Member of the Chamber of Deputies
- Incumbent
- Assumed office 11 March 2018
- Constituency: District 20

Personal details
- Born: Francesca Elizabeth Andrea Muñoz González 7 March 1980 (age 46) Concepción, Chile
- Party: Christian Social Party (2023–present)
- Other political affiliations: National Renewal (until 2022)
- Alma mater: University of Concepción
- Occupation: Professor

= Francesca Muñoz =

Chilean politician and deputy

Francesca Elizabeth Andrea Muñoz González (born March 7, 1980) is a Chilean politician, English teacher, and member of the Christian Social Party (PSC). She currently serves as a deputy for District 20.

== Biography ==
She was born in Concepción to Juan Ricardo Muñoz Roa and Magdalena del Carmen González Manríquez.

She attended elementary and high school at the Liceo Comercial Enrique Oyarzún Mondaca, in Concepción, and completed her higher education at the Universidad de Concepción, where she graduated as an English teacher.

She is married to Héctor Muñoz Uribe, councilor for the commune of Concepción (with whom she has two children; Francesca and Juan), and together with him, she created the university movement Movimiento Águilas de Jesús at the University of Concepción. She has been against the abortion, gender identity and equal marriage projects promoted by Michelle Bachelet's government.

== Professional career ==
Until the end of 2017, she worked as an English teacher at the Enrique Soro School, in San Pedro de la Paz.

== Political career ==
She began her political career as a member of Renovación Nacional. In the 2013 parliamentary elections, she ran as a candidate for deputy for District No. 44 of the Biobío Region, obtaining 15,184 votes equivalent to 8.77% of the votes, but was not elected.

Then, in the 2016 municipal elections, she ran as mayor of the commune of Chiguayante, but was not elected after obtaining 1,834 votes, equivalent to 7.93% of the votes.

In the 2017 parliamentary elections, she was elected deputy supported by the Renovación Nacional party, representing District 20 for the period 2018–2022. She obtained 23,140 votes, equivalent to 6.9% of the votes validly cast.

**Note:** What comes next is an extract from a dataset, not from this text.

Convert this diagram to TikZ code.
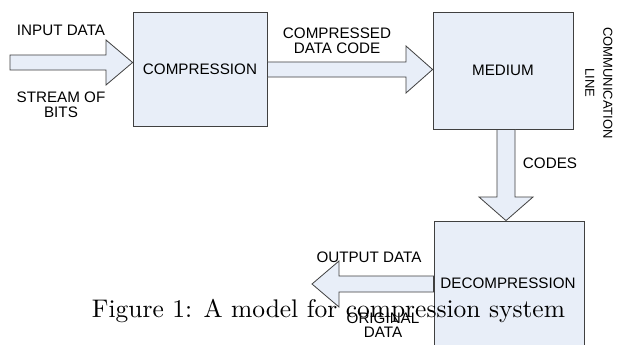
\documentclass[tikz,border=0pt]{standalone}
\usepackage{fontspec}
\setmainfont{Liberation Sans}
\newfontfamily\capfont{Latin Modern Roman}
\definecolor{boxfill}{HTML}{E8EEF8}
\definecolor{edge}{HTML}{404040}
\begin{document}
\begin{tikzpicture}[x=1pt,y=-1pt,
  blk/.style={draw=edge,fill=boxfill,line width=0.8pt,inner sep=0pt},
  barrow/.style={draw=edge,fill=boxfill,line width=0.8pt,line join=miter},
  lbl/.style={font=\fontsize{15.2}{14.5}\selectfont,align=center,inner sep=0pt,text=black}]
\useasboundingbox (0,0) rectangle (618,345);
\clip (0,0) rectangle (618,345);
\fill[white] (0,0) rectangle (618,345);
% boxes
\node[blk,minimum width=134pt,minimum height=114pt] (comp) at (200,69) {};
\node[blk,minimum width=140pt,minimum height=117pt] (med) at (503,70.5) {};
\node[blk,minimum width=150pt,minimum height=140pt] (dec) at (509,291) {};
% arrow anchor coordinates
\coordinate (inStart) at (10,62.5);
% input arrow
\draw[barrow] (inStart |- 0,55) -- (106,55) -- (106,40) -- (comp.west |- 0,62.5) -- (106,85) -- (106,70) -- (inStart |- 0,70) -- cycle;
% compressed data arrow
\draw[barrow] (comp.east |- 0,62) -- (406,62) -- (406,46) -- (med.west |- 0,69.5) -- (406,93) -- (406,77) -- (comp.east |- 0,77) -- cycle;
% codes arrow
\draw[barrow] (497,0 |- med.south) -- (497,197) -- (479,197) -- (506,0 |- dec.north) -- (533,197) -- (515,197) -- (515,0 |- med.south) -- cycle;
% output arrow
\draw[barrow] (dec.west |- 0,276) -- (339,276) -- (339,261) -- (312,284) -- (339,307) -- (339,292) -- (dec.west |- 0,292) -- cycle;
% labels
\node[lbl] (tin) at (61,30) {INPUT DATA};
\node[lbl] (tstream) at (61,105) {STREAM OF\\BITS};
\node[lbl] (tcomp) at (comp.center) {COMPRESSION};
\node[lbl] (tcd) at (337,41) {COMPRESSED\\DATA CODE};
\node[lbl] (tmed) at (med.center) {MEDIUM};
\node[lbl,font=\fontsize{13}{18}\selectfont,rotate=-90] (tcl) at (599,83) {COMMUNICATION\\LINE};
\node[lbl] (tcodes) at (550,163) {CODES};
\node[lbl] (tdec) at (508,283) {DECOMPRESSION};
\node[lbl] (tout) at (369,257) {OUTPUT DATA};
\node[lbl] (torig) at (383,325) {ORIGINAL\\DATA};
% caption
\node[anchor=base,inner sep=0pt] (cap) at (328.5,317) {\resizebox{473pt}{!}{\capfont\fontsize{10}{12}\selectfont Figure 1: A model for compression system}};
\end{tikzpicture}
\end{document}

On March 14, 2018, she became a member of the Permanent Commissions on Foreign Relations, Interparliamentary Affairs and Latin American Integration; and Family and Senior Citizens. Likewise, on July 3 of the same year, she joined the Special Investigative Commission of government programs classified as having insufficient performance, according to the list attached to the request, and the administrative and budgetary reasons that would explain their result (CEI 8). She was part of the RN Parliamentary Committee.

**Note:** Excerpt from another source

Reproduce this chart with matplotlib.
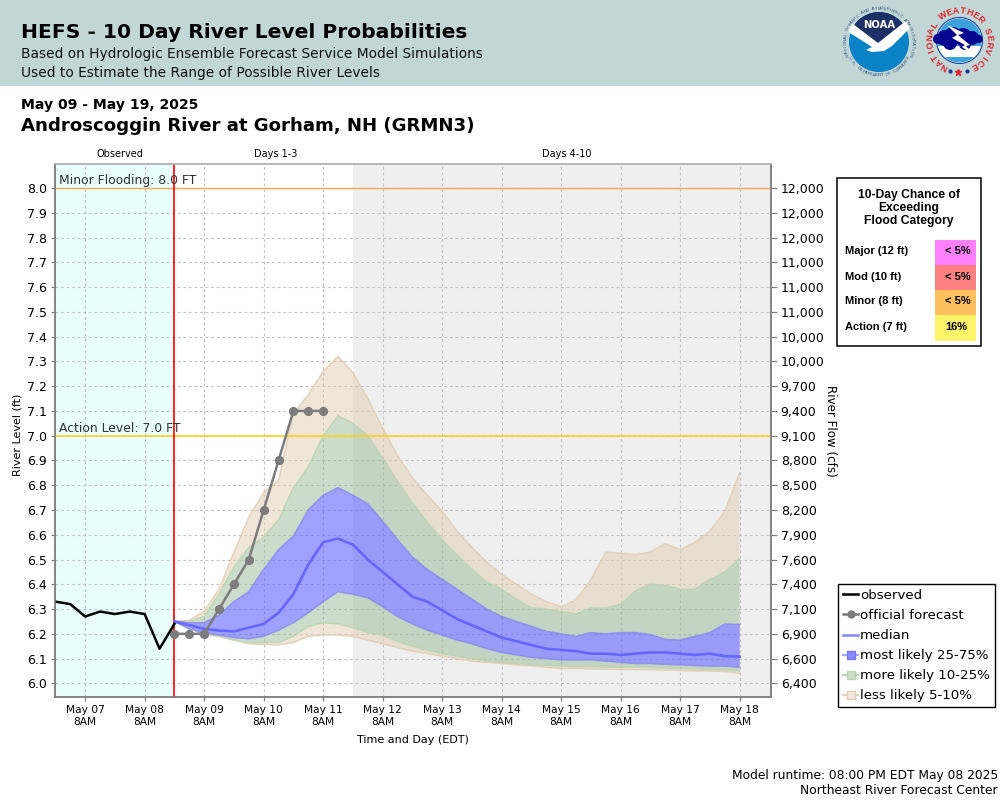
import numpy as np
import pandas as pd
import matplotlib
matplotlib.use("Agg")
import matplotlib.pyplot as plt
from matplotlib.lines import Line2D
from matplotlib.patches import Rectangle, Circle, Polygon

# ---------- data ----------
title_main = "HEFS - 10 Day River Level Probabilities"
subtitle_1 = "Based on Hydrologic Ensemble Forecast Service Model Simulations"
subtitle_2 = "Used to Estimate the Range of Possible River Levels"
date_range_text = "May 09 - May 19, 2025"
station_text = "Androscoggin River at Gorham, NH (GRMN3)"

obs_times = pd.date_range("2025-05-06 20:00", periods=9, freq="6h")
observed = [6.33, 6.32, 6.27, 6.29, 6.28, 6.29, 6.28, 6.14, 6.24]

fcst_times = pd.date_range("2025-05-08 20:00", periods=39, freq="6h")
official_times = pd.date_range("2025-05-08 20:00", periods=11, freq="6h")
official = [6.2, 6.2, 6.2, 6.3, 6.4, 6.5, 6.7, 6.9, 7.1, 7.1, 7.1]

p95 = [6.25, 6.255, 6.29, 6.38, 6.53, 6.67, 6.77, 6.82, 7.09, 7.165, 7.26, 7.32, 7.255,
       7.15, 7.03, 6.92, 6.83, 6.76, 6.695, 6.615, 6.55, 6.49, 6.44, 6.40, 6.36, 6.33,
       6.31, 6.337, 6.42, 6.53, 6.525, 6.52, 6.53, 6.565, 6.54, 6.57, 6.615, 6.695, 6.85]
p90 = [6.25, 6.25, 6.27, 6.36, 6.47, 6.55, 6.59, 6.66, 6.79, 6.875, 7.0, 7.08, 7.05,
       7.0, 6.91, 6.815, 6.73, 6.65, 6.58, 6.52, 6.46, 6.41, 6.38, 6.34, 6.305, 6.30,
       6.29, 6.28, 6.305, 6.305, 6.32, 6.375, 6.40, 6.395, 6.38, 6.38, 6.42, 6.45, 6.505]
p75 = [6.25, 6.245, 6.245, 6.275, 6.33, 6.37, 6.46, 6.54, 6.595, 6.70, 6.76, 6.79, 6.76,
       6.725, 6.655, 6.58, 6.51, 6.46, 6.42, 6.38, 6.34, 6.30, 6.27, 6.25, 6.23, 6.21,
       6.20, 6.19, 6.205, 6.20, 6.205, 6.205, 6.197, 6.178, 6.175, 6.19, 6.205, 6.24, 6.238]
median = [6.25, 6.235, 6.22, 6.213, 6.21, 6.225, 6.24, 6.285, 6.36, 6.48, 6.57, 6.585, 6.56,
          6.50, 6.45, 6.40, 6.35, 6.33, 6.295, 6.26, 6.235, 6.21, 6.185, 6.17, 6.155, 6.14,
          6.135, 6.13, 6.12, 6.12, 6.115, 6.12, 6.125, 6.125, 6.12, 6.115, 6.12, 6.11, 6.108]
p25 = [6.25, 6.22, 6.205, 6.195, 6.185, 6.18, 6.19, 6.215, 6.245, 6.285, 6.33, 6.37, 6.36,
       6.345, 6.31, 6.27, 6.24, 6.215, 6.195, 6.175, 6.16, 6.14, 6.125, 6.115, 6.105, 6.10,
       6.095, 6.095, 6.095, 6.09, 6.085, 6.08, 6.08, 6.077, 6.075, 6.072, 6.07, 6.07, 6.065]
p10 = [6.25, 6.22, 6.20, 6.19, 6.175, 6.165, 6.165, 6.165, 6.19, 6.23, 6.245, 6.24, 6.225,
       6.205, 6.195, 6.17, 6.15, 6.135, 6.12, 6.11, 6.10, 6.09, 6.085, 6.08, 6.075, 6.072,
       6.07, 6.068, 6.067, 6.066, 6.065, 6.065, 6.064, 6.062, 6.06, 6.058, 6.056, 6.054, 6.05]
p5 = [6.25, 6.22, 6.20, 6.19, 6.175, 6.16, 6.157, 6.155, 6.165, 6.19, 6.195, 6.195, 6.19,
      6.175, 6.16, 6.145, 6.13, 6.12, 6.11, 6.10, 6.09, 6.085, 6.08, 6.075, 6.07, 6.065,
      6.06, 6.06, 6.058, 6.057, 6.056, 6.055, 6.055, 6.053, 6.052, 6.05, 6.05, 6.048, 6.04]

level_ticks = [6.0, 6.1, 6.2, 6.3, 6.4, 6.5, 6.6, 6.7, 6.8, 6.9, 7.0,
               7.1, 7.2, 7.3, 7.4, 7.5, 7.6, 7.7, 7.8, 7.9, 8.0]
flow_labels = ["6,400", "6,600", "6,900", "7,100", "7,400", "7,600", "7,900", "8,200",
               "8,500", "8,800", "9,100", "9,400", "9,700", "10,000", "10,000", "11,000",
               "11,000", "11,000", "12,000", "12,000", "12,000"]

day_ticks = pd.date_range("2025-05-07 08:00", "2025-05-18 08:00", freq="D")
day_labels = [f"May {d.day:02d}\n8AM" for d in day_ticks]

minor_level = 8.0
action_level = 7.0
now_time = pd.Timestamp("2025-05-08 20:00")
days4_start = pd.Timestamp("2025-05-11 20:00")
x_start = pd.Timestamp("2025-05-06 19:50")
x_end = pd.Timestamp("2025-05-18 20:38")

table_title = ["10-Day Chance of", "Exceeding", "Flood Category"]
table_rows = ["Major (12 ft)", "Mod (10 ft)", "Minor (8 ft)", "Action (7 ft)"]
table_vals = ["< 5%", "< 5%", "< 5%", "16%"]
table_cols = ["#FF80FF", "#FF8080", "#FFBF5C", "#FFF56B"]

# ---------- styles ----------
BLUE, GREEN, TAN = "#6666FF", "#99BB99", "#E3CDB4"
SPINE = "#808080"
sans = "DejaVu Sans"
arial = "Liberation Sans"

fig = plt.figure(figsize=(10, 8), dpi=100, facecolor="white")

# page layer in pixel coordinates
pg = fig.add_axes([0, 0, 1, 1], zorder=-1)
pg.set_xlim(0, 1000)
pg.set_ylim(800, 0)
pg.axis("off")

pg.add_patch(Rectangle((0, 0), 1000, 86, fc="#C1D6D5", ec="none"))


def T(x, y, s, size, weight="normal", ha="left", color="black", family=sans, **kw):
    return pg.text(x, y, s, fontsize=size, fontweight=weight, ha=ha, va="center",
                   color=color, family=family, **kw)


T(21, 33, title_main, 14.6, "bold")
T(21, 54, subtitle_1, 9.9, color="#111111")
T(21, 73, subtitle_2, 9.9, color="#111111")
T(21, 105, date_range_text, 10.1, "bold")
T(21, 126, station_text, 13.1, "bold")
T(120, 154, "Observed", 7, ha="center")
T(276, 154, "Days 1-3", 7, ha="center")
T(567, 154, "Days 4-10", 7, ha="center")
T(18, 435, "River Level (ft)", 8, ha="center", rotation=90)
T(831, 431, "River Flow (cfs)", 8.6, ha="center", rotation=270)
T(413, 740, "Time and Day (EDT)", 8, ha="center")
T(998, 775, "Model runtime: 08:00 PM EDT May 08 2025", 8.8, ha="right")
T(998, 791, "Northeast River Forecast Center", 8.8, ha="right")


def arc_text(cx, cy, r, s, a0, a1, size, color, weight="normal", bottom=False):
    angs = np.linspace(a0, a1, len(s))
    for ch, a in zip(s, angs):
        rad = np.radians(a)
        if bottom:
            px, py, rot = cx + r * np.sin(rad), cy + r * np.cos(rad), a
        else:
            px, py, rot = cx + r * np.sin(rad), cy - r * np.cos(rad), -a
        pg.text(px, py, ch, fontsize=size, color=color, fontweight=weight, family=arial,
                ha="center", va="center", rotation=rot, rotation_mode="anchor")


# NOAA emblem
ncx, ncy = 879, 42
inner = Circle((ncx, ncy), 30, fc="#0A82C8", ec="none")
pg.add_patch(inner)
navy = Polygon([(845, 5), (915, 5), (915, 18), (878, 43), (845, 22)], fc="#1C2F66", ec="none")
pg.add_patch(navy)
navy.set_clip_path(inner)
bird = Polygon([(848, 28), (853, 24), (878, 43), (907, 20), (910, 28), (892, 46), (884, 51),
                (872, 52), (866, 50), (872, 47), (850, 33)], fc="white", ec="none")
pg.add_patch(bird)
pg.text(879, 25, "NOAA", fontsize=7.2, fontweight="bold", color="white", ha="center",
        va="center", family=sans)
arc_text(ncx, ncy, 33.5, "NATIONAL OCEANIC AND ATMOSPHERIC ADMINISTRATION", -112, 112, 3, "#2C4A77")
arc_text(ncx, ncy, 33.5, "U.S. DEPARTMENT OF COMMERCE", -62, 62, 3, "#2C4A77", bottom=True)

# NWS emblem
wcx, wcy = 959.5, 40.5
pg.add_patch(Circle((wcx, wcy), 23, fc="#FFFFFF", ec="#1C3FA0", lw=0.8))
disc = Circle((wcx, wcy), 22, fc="#3BA3D9", ec="none")
pg.add_patch(disc)
white_low = Rectangle((930, 46), 60, 11, fc="white", ec="none")
pg.add_patch(white_low)
white_low.set_clip_path(disc)
cloud = [(945, 38, 8), (953, 36, 9), (963, 37, 9), (972, 38, 7), (950, 43, 7), (965, 44, 6), (979, 39, 4), (938, 39, 5)]
for cx_, cy_, r_ in cloud:
    pg.add_patch(Circle((cx_, cy_), r_, fc="#06058F", ec="none"))
pg.add_patch(Polygon([(947, 25), (964, 33), (958, 35), (970, 45), (966, 46), (976, 57), (962, 47),
                      (965, 45), (952, 38), (957, 35)], fc="white", ec="none"))
arc_text(wcx, wcy, 29.5, "NATIONAL WEATHER SERVICE", -150, 150, 6.5, "#E0262B", "bold")
pg.plot([949.5, 967], [71, 71], ls="none", marker="o", ms=2, color="#2030A0")
pg.plot([958], [72], ls="none", marker="*", ms=5, color="#E0262B")

# main chart
ax = fig.add_axes([55 / 1000, 1 - 697 / 800, 716 / 1000, 533 / 800], zorder=1)
ax.patch.set_alpha(0)
ax.set_xlim(x_start, x_end)
ax.set_ylim(5.945, 8.097)
ax.axvspan(x_start, now_time, fc="#E9FFFF", ec="none", zorder=0)
ax.axvspan(days4_start, x_end, fc="#EFEFEF", ec="none", zorder=0)
ax.set_axisbelow(True)
ax.grid(True, color="#C2C2C2", ls=(0, (2.5, 2.5)), lw=0.8)

ax.fill_between(fcst_times, p90, p95, fc=TAN, alpha=0.5, lw=0, zorder=2)
ax.fill_between(fcst_times, p5, p10, fc=TAN, alpha=0.5, lw=0, zorder=2)
ax.fill_between(fcst_times, p75, p90, fc=GREEN, alpha=0.5, lw=0, zorder=2)
ax.fill_between(fcst_times, p10, p25, fc=GREEN, alpha=0.5, lw=0, zorder=2)
ax.fill_between(fcst_times, p25, p75, fc=BLUE, alpha=0.62, lw=0, zorder=2)
for series, col in ((p95, TAN), (p5, TAN), (p90, "#BAD4B2"), (p10, "#BAD4B2"), (p75, "#8A8AEE"), (p25, "#8A8AEE")):
    ax.plot(fcst_times, series, color=col, lw=1.1, alpha=0.85, zorder=3)

ax.axhline(minor_level, color="#FFA64D", lw=1.0, zorder=4)
ax.axhline(action_level, color="#FFD11A", lw=1.2, zorder=4)
ax.axvline(now_time, color="#FF0000", lw=1.2, zorder=4.5)
ax.text(0.0056, minor_level + 0.003, "Minor Flooding: 8.0 FT", transform=ax.get_yaxis_transform(),
        fontsize=8.9, color="#333333", family=sans, va="bottom", zorder=5)
ax.text(0.0056, action_level + 0.003, "Action Level: 7.0 FT", transform=ax.get_yaxis_transform(),
        fontsize=8.9, color="#333333", family=sans, va="bottom", zorder=5)

ax.plot(fcst_times, median, color=BLUE, lw=1.9, zorder=5)
ax.plot(official_times, official, color="#7C7C7C", lw=1.8, marker="o", ms=5.6, zorder=6)
ax.plot(obs_times, observed, color="black", lw=1.8, zorder=7)

ax.set_yticks(level_ticks)
ax.set_yticklabels([f"{v:.1f}" for v in level_ticks], fontsize=9, family=sans)
ax.set_xticks(day_ticks)
ax.set_xticklabels(day_labels, fontsize=7.7, family=sans, linespacing=1.3)
ax.tick_params(axis="both", length=3, width=0.9, color=SPINE, pad=2.5)

axr = ax.twinx()
axr.set_ylim(ax.get_ylim())
axr.set_yticks(level_ticks)
axr.set_yticklabels(flow_labels, fontsize=9, family=sans)
axr.tick_params(axis="y", length=4, width=0.9, color=SPINE, pad=3)
for a in (ax, axr):
    for s in a.spines.values():
        s.set_color(SPINE if s.spine_type != "top" else "#B4B4B4")
        s.set_linewidth(1.1)

# flood category table
pg.add_patch(Rectangle((836.5, 177.5), 144, 168, fc="white", ec="black", lw=1.1))
for i, line in enumerate(table_title):
    T(909, 195 + 13 * i, line, 8.7, "bold", ha="center", family=arial)
cell_top = [240, 265, 290, 315]
cell_h = [25, 25, 25, 26]
for i, (lab, val, col) in enumerate(zip(table_rows, table_vals, table_cols)):
    pg.add_patch(Rectangle((935, cell_top[i]), 41, cell_h[i], fc=col, ec="none"))
    T(845, cell_top[i] + 11.5, lab, 8, "bold", family=arial)
    T(945, cell_top[i] + 11.5, val, 8, "bold", family=arial)

# legend
handles = [
    Line2D([], [], color="black", lw=1.8),
    Line2D([], [], color="#7C7C7C", lw=1.8, marker="o", ms=5),
    Line2D([], [], color=BLUE, lw=1.8, alpha=0.8),
    Line2D([], [], color="#A8A8FF", lw=1.6, marker="s", ms=5.5, mfc="#8888FF", mec="#7777EE"),
    Line2D([], [], color="#BAD4B2", lw=1.6, marker="s", ms=5.5, mfc="#CCDDC6", mec="#B8D4B0"),
    Line2D([], [], color="#E6D4C0", lw=1.6, marker="s", ms=5.5, mfc="#F1E8DD", mec="#E3CDB4"),
]
labels = ["observed", "official forecast", "median", "most likely 25-75%",
          "more likely 10-25%", "less likely 5-10%"]
fig.legend(handles, labels, loc="upper left", bbox_to_anchor=(838 / 1000, 1 - 584 / 800),
           borderaxespad=0, frameon=True, fancybox=False, framealpha=1,
           edgecolor="black", handlelength=1.15, handletextpad=0.12, borderpad=0.38,
           labelspacing=0.53, prop={"family": sans, "size": 9.6})

fig.savefig("out.png", dpi=100)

She was re-elected in the 2021 elections as the first majority in her district, assuming her second parliamentary term in March 2022. In November of that year, she announced her resignation from RN. In January 2023 she joined the Christian Social Committee and Independents and in May of that same year, she officially joined the Christian Social Party (PSC) along with a group of Biobío authorities.